====== Material shown
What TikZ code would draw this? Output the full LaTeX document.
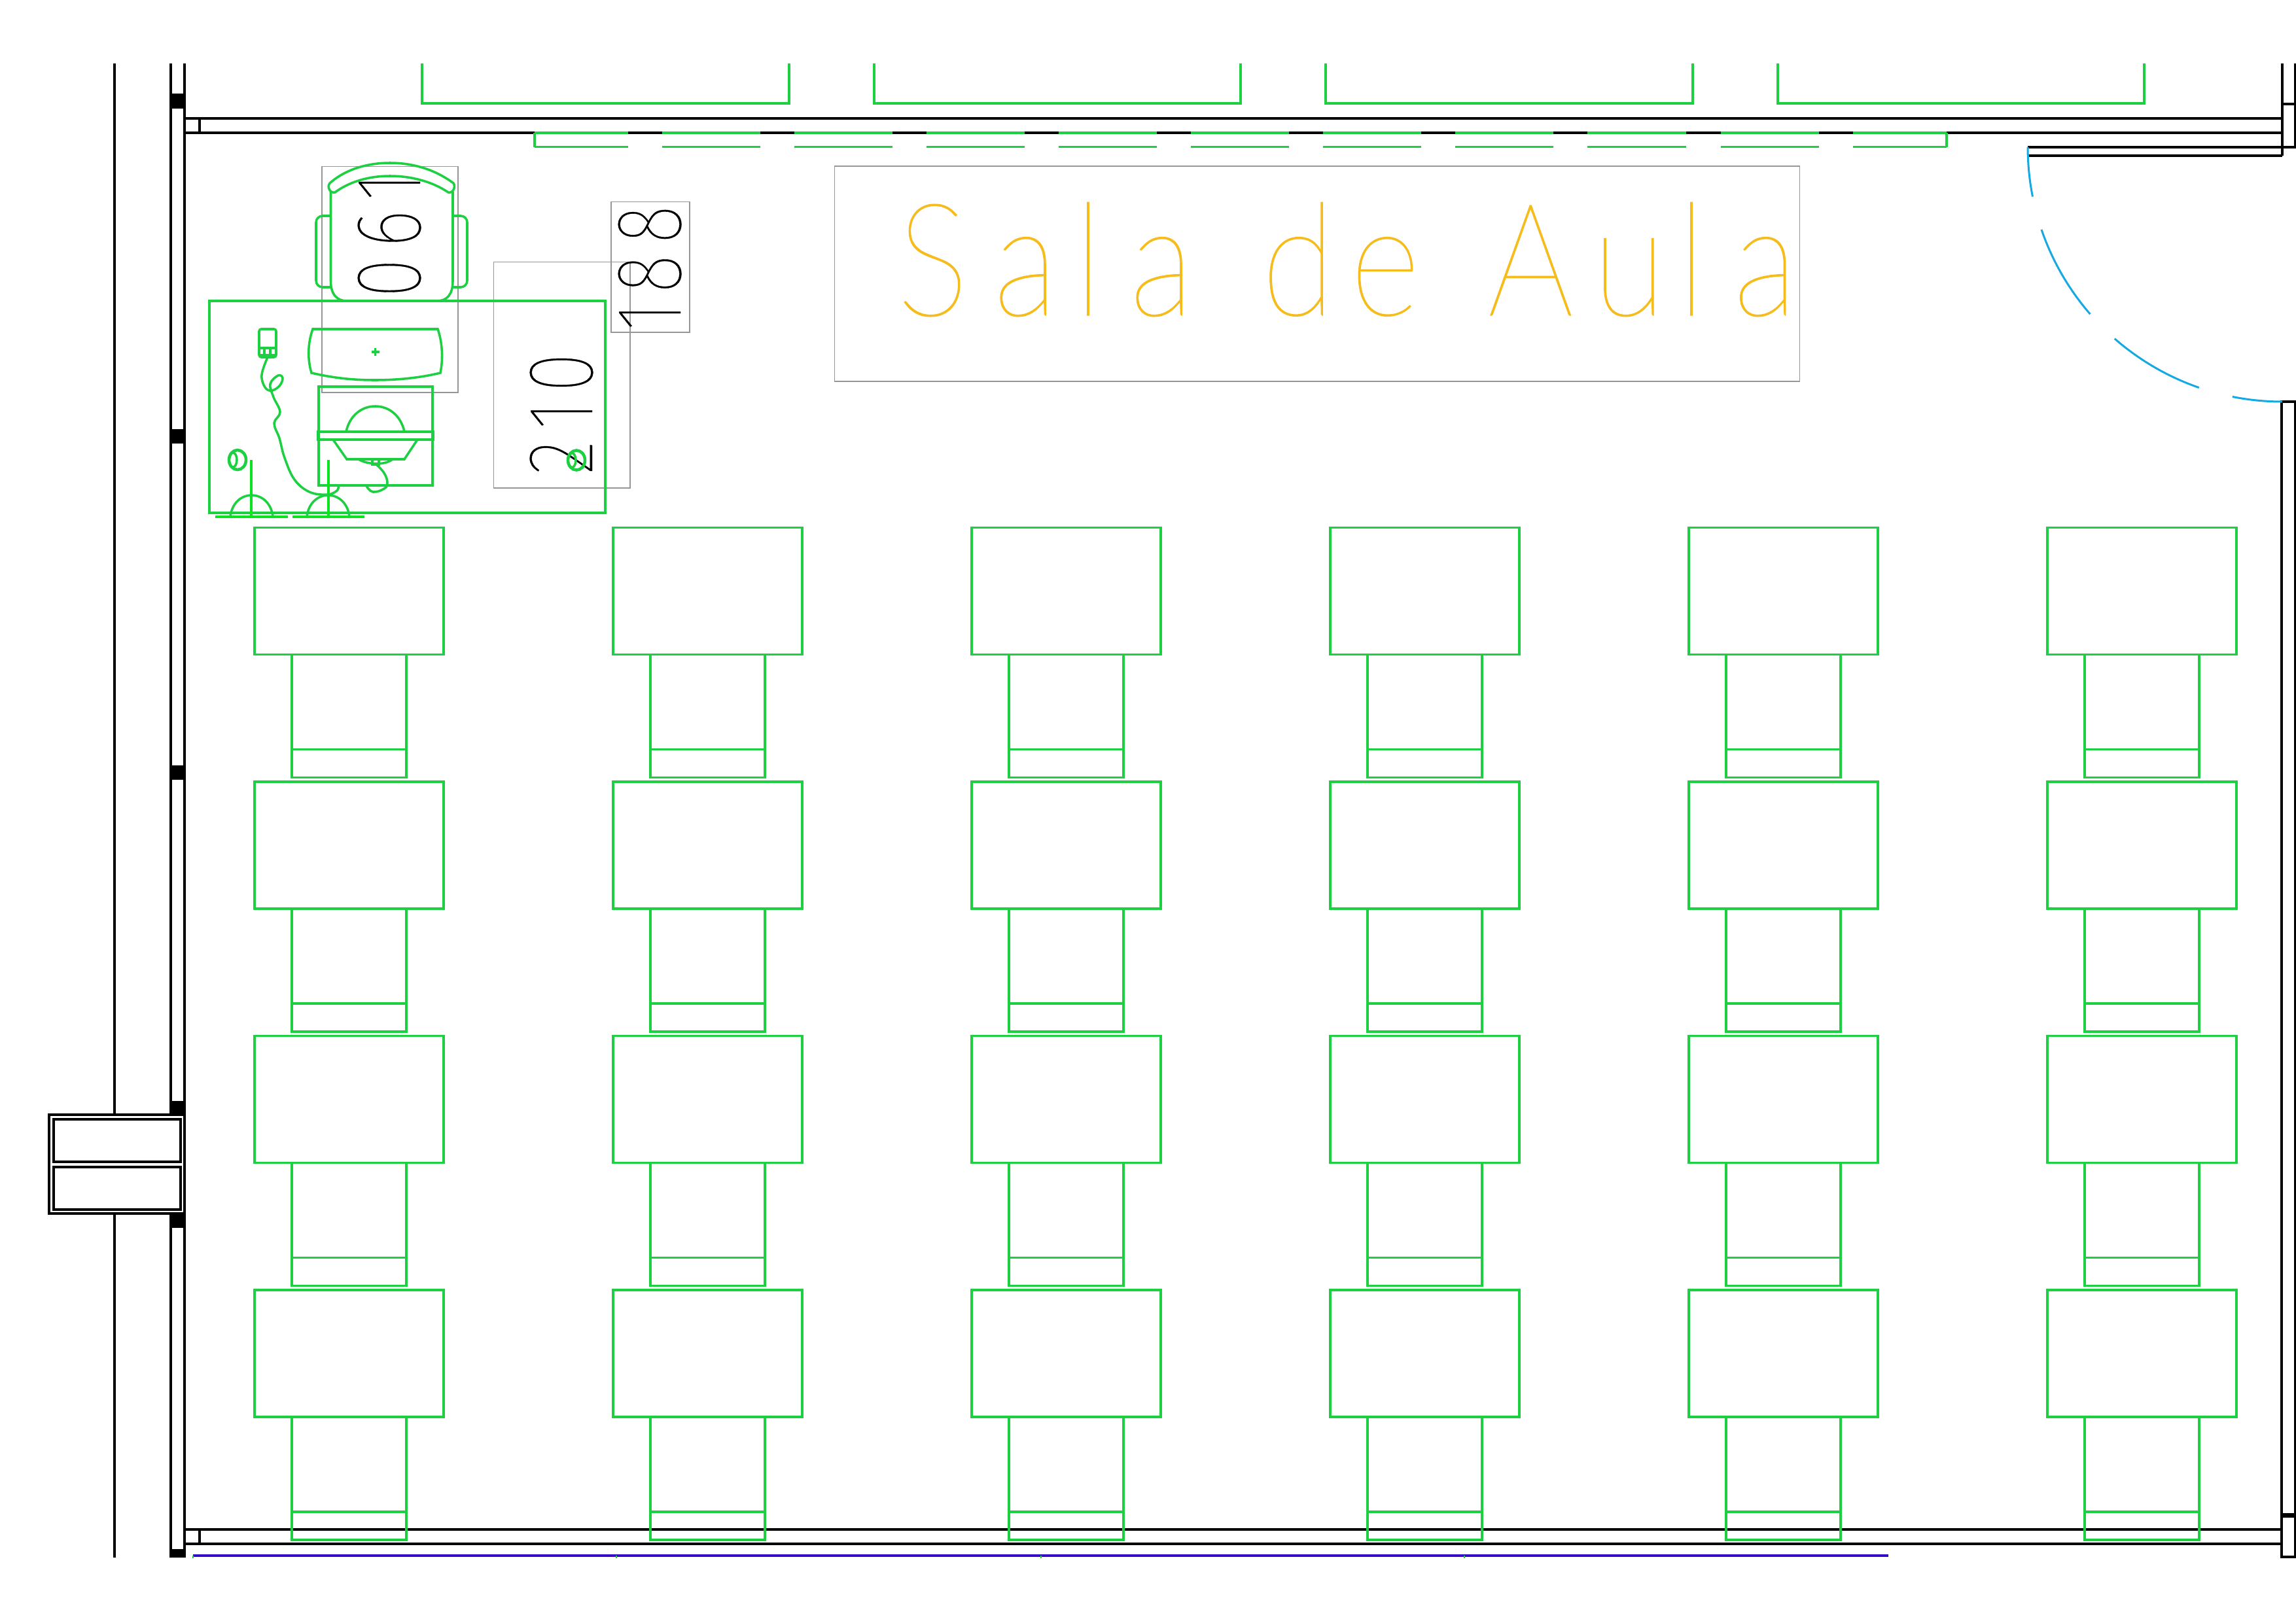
\documentclass[tikz,border=0pt]{standalone}
\usepackage{fontspec}
\newfontfamily\titlefont[FakeStretch=0.86,FakeBold=0.5]{Lato Hairline}
\IfFontExistsTF{Fira Sans Thin}{\newfontfamily\digitfont[FakeStretch=0.78,FakeBold=0.25]{Fira Sans Thin}}{\newfontfamily\digitfont[FakeStretch=0.78,FakeBold=0.6]{Poppins Thin}}
\newdimen\pxu \pxu=0.24pt
\newcommand\cellbox[2]{\makebox[#1\pxu][c]{#2}}
\newcommand\gapbox[1]{\kern#1\pxu}
\definecolor{cad}{RGB}{28,208,66}
\definecolor{lamp}{RGB}{10,228,30}
\definecolor{door}{RGB}{20,170,225}
\definecolor{dim}{RGB}{50,10,200}
\definecolor{titlec}{RGB}{245,188,28}
\definecolor{frame}{RGB}{150,150,150}
\tikzset{
  wall/.style={draw=black,line width=0.78pt},
  cadline/.style={draw=cad,line width=0.85pt},
  lampline/.style={draw=lamp,line width=0.85pt},
  greybox/.style={draw=frame,line width=0.3pt},
  doorline/.style={draw=door,line width=0.72pt},
  digits/.style={rotate=90,anchor=base west,inner sep=0pt,outer sep=0pt,text=black,font=\digitfont\fontsize{34}{35}\selectfont},
  pillar/.style={fill=black,draw=none},
}
\begin{document}
\begin{tikzpicture}[x=0.24pt,y=-0.24pt,line join=miter]
\useasboundingbox (0,0) rectangle (3509,2480);
% walls
\draw[wall] (175,97) -- (175,1704) (175,1855) -- (175,2381);
\draw[wall] (261,97) -- (261,1704) (261,1855) -- (261,2381);
\draw[wall] (282,97) -- (282,2381);
\foreach \a/\b in {143/166,656/678,1170/1192,1683/1704,1855/1877,2368/2381}
  \fill[pillar] (261,\a) rectangle (283,\b);
\draw[wall] (282,181) -- (3488,181) (282,203) -- (3488,203) (305,181) -- (305,203);
\draw[wall] (282,2338) -- (3487,2338) (282,2360) -- (3487,2360) (305,2338) -- (305,2360);
\draw[wall] (3488,97) -- (3488,238) (3508,97) -- (3508,225) (3488,159) -- (3509,159) (3488,225) -- (3509,225);
\draw[wall] (3099,225) -- (3488,225) (3099,238) -- (3488,238);
\draw[wall] (3509,614) -- (3487,614) -- (3487,2380) -- (3509,2380) (3508,614) -- (3508,2380);
\draw[wall] (3487,2315) -- (3509,2315) (3487,2318) -- (3509,2318);
% window on left
\draw[wall] (75,1704) rectangle (282,1855);
\draw[wall] (82,1711) rectangle (276,1776) (82,1784) rectangle (276,1849);
% window frames on top
\foreach \a/\b in {645/1206,1336/1896,2026/2587,2717/3277}
  \draw[cadline] (\a,97) -- (\a,158) -- (\b,158) -- (\b,97);
% blinds
\foreach \a/\b in {817/960,1012/1162,1214/1364,1416/1566,1618/1768,1820/1970,2022/2172,2224/2374,2426/2577,2630/2780,2832/2975}
  \draw[cadline] (\a,203) -- (\b,203) (\a,224.5) -- (\b,224.5);
\draw[cadline] (817,203) -- (817,224.5) (2975,203) -- (2975,224.5);
% door swing
\foreach \s/\e in {0/11.2,18.9/41,48.8/70.9,78.7/90}
  \draw[doorline,domain=\s:\e,samples=24,variable=\t] plot ({3488-389*cos(\t)},{225+389*sin(\t)});
% desks
\foreach \dx in {389,937,1485,2033,2581,3129}
  \foreach \dy in {806.5,1195,1583.5,1972}{
    \draw[cadline] (\dx,\dy) rectangle ++(289,194);
    \draw[cadline] ({\dx+57},{\dy+194}) -- ({\dx+57},{\dy+382}) -- ({\dx+232},{\dy+382}) -- ({\dx+232},{\dy+194});
    \draw[cadline] ({\dx+57},{\dy+339}) -- ({\dx+232},{\dy+339});
  }
% dimension line
\draw[draw=dim,line width=0.85pt] (295,2378) -- (2886,2378);
\foreach \a in {295,942,1591,2238}
  \draw[cadline,line width=0.4pt] (\a,2378) -- (\a,2382);
% grey text frames
\draw[greybox] (492,254.5) rectangle (700,600);
\draw[greybox] (754.5,400.5) rectangle (963,746);
\draw[greybox] (934,308.5) rectangle (1054,508);
\draw[greybox] (1275.5,254) rectangle (2750.5,583);
% teacher's desk
\draw[cadline] (320,460) rectangle (925,784);
% chair
\draw[cadline] (505.5,293) -- (505.5,430) .. controls (505.5,450) and (515,460) .. (530,460) -- (668,460) .. controls (683,460) and (692,450) .. (692,430) -- (692,293);
\draw[cadline,rounded corners=2.4pt] (505.5,330) -- (483,330) -- (483,439) -- (505.5,439);
\draw[cadline,rounded corners=2.4pt] (692,330) -- (714,330) -- (714,439) -- (692,439);
\draw[cadline] (504,280) .. controls (530,257) and (565,249) .. (596,249) .. controls (627,249) and (662,257) .. (693,280) .. controls (697,286) and (692,296) .. (685,294) .. controls (660,277) and (627,269) .. (596,269) .. controls (565,269) and (535,277) .. (512,294) .. controls (505,296) and (499,286) .. (504,280) -- cycle;
% monitor
\draw[cadline] (478,503) -- (669,503) .. controls (675,520) and (678,545) .. (673,570) .. controls (640,578) and (605,581) .. (573,581) .. controls (540,581) and (510,578) .. (476,570) .. controls (470,550) and (470,525) .. (478,503) -- cycle;
\draw[cadline] (567.5,538) -- (579.5,538) (573.5,532) -- (573.5,544);
% printer
\draw[cadline] (487,591) rectangle (661,742);
\draw[cadline] (529,660) .. controls (534,636) and (552,621) .. (573.5,621) .. controls (595,621) and (613,636) .. (618,660);
\draw[cadline] (486,660) rectangle (662,672);
\draw[cadline] (509,672) -- (530,702) -- (618,702) -- (638,672);
\draw[cadline] (548,702) .. controls (560,710) and (588,712) .. (600,702);
\draw[cadline] (569,702) rectangle (579,710);
\draw[cadline] plot[smooth,tension=.7] coordinates {(575,710) (587,723) (592,738) (587,747) (570,752) (560,743)};
% phone
\draw[cadline,rounded corners=0.8pt] (396,503) rectangle (422,546);
\draw[cadline] (396,532) -- (422,532) (404,532) -- (404,545) (413,532) -- (413,545) (396,543) -- (422,543);
\draw[cadline] plot[smooth,tension=.65] coordinates {(409,546) (400,573) (405,592) (415,597) (427,590) (432,578) (425,574) (413,587) (418,607) (428,630) (419,647) (427,670) (435,700) (450,733) (473,752) (500,756) (515,750) (517,743)};
% lamps
\draw[lampline] (329,790) -- (440,790) (447,790) -- (557,790);
\draw[lampline] (384,703) -- (384,790) (502,703) -- (502,790);
\draw[cadline] (352,790) .. controls (354,770) and (368,757) .. (384.5,757) .. controls (401,757) and (415,770) .. (417,790);
\draw[cadline] (469,790) .. controls (471,770) and (485,757) .. (501.5,757) .. controls (518,757) and (532,770) .. (534,790);
% title and numbers
\node[anchor=base west,inner sep=0pt,outer sep=0pt,text=titlec,font=\titlefont\fontsize{57.6}{60}\selectfont] (title) at (1340,482)
  {\cellbox{171}{S}\cellbox{113}{a}\cellbox{78}{l}\cellbox{147}{a}\gapbox{24} \cellbox{105}{d}\cellbox{160}{e}\gapbox{12} \cellbox{143}{A}\cellbox{158}{u}\cellbox{32}{l}\cellbox{194}{a}};
\node[digits] (n061) at (642,463) {\cellbox{76}{0}\cellbox{75}{6}\cellbox{54}{1}};
\node[digits] (n188) at (1040,520) {\cellbox{73}{1}\cellbox{57}{8}\cellbox{94}{8}};
\node[digits] (n210) at (905,737) {\cellbox{75}{2}\cellbox{55}{1}\cellbox{75}{0}};
% balls
\foreach \bx/\by in {363/703,881/703.5}{
  \draw[cadline,line width=1.1pt] (\bx,\by) ellipse [x radius=13,y radius=15];
  \draw[cadline] ({\bx-7},\by) ellipse [x radius=6,y radius=11];
}
\end{tikzpicture}
\end{document}
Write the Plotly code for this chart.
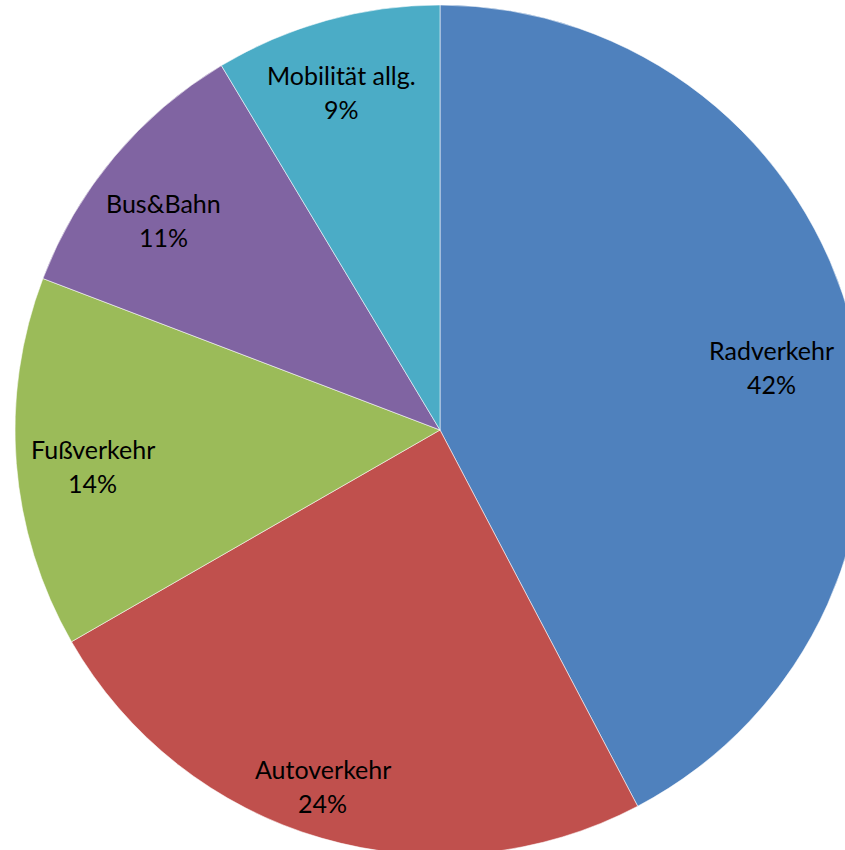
============
:: Exercise instructions ::
For each line of the listing that holds the word "code", show that line.

:: Complete output ::
What TikZ code would draw this? Output the full LaTeX document.
Write the Plotly code for this chart.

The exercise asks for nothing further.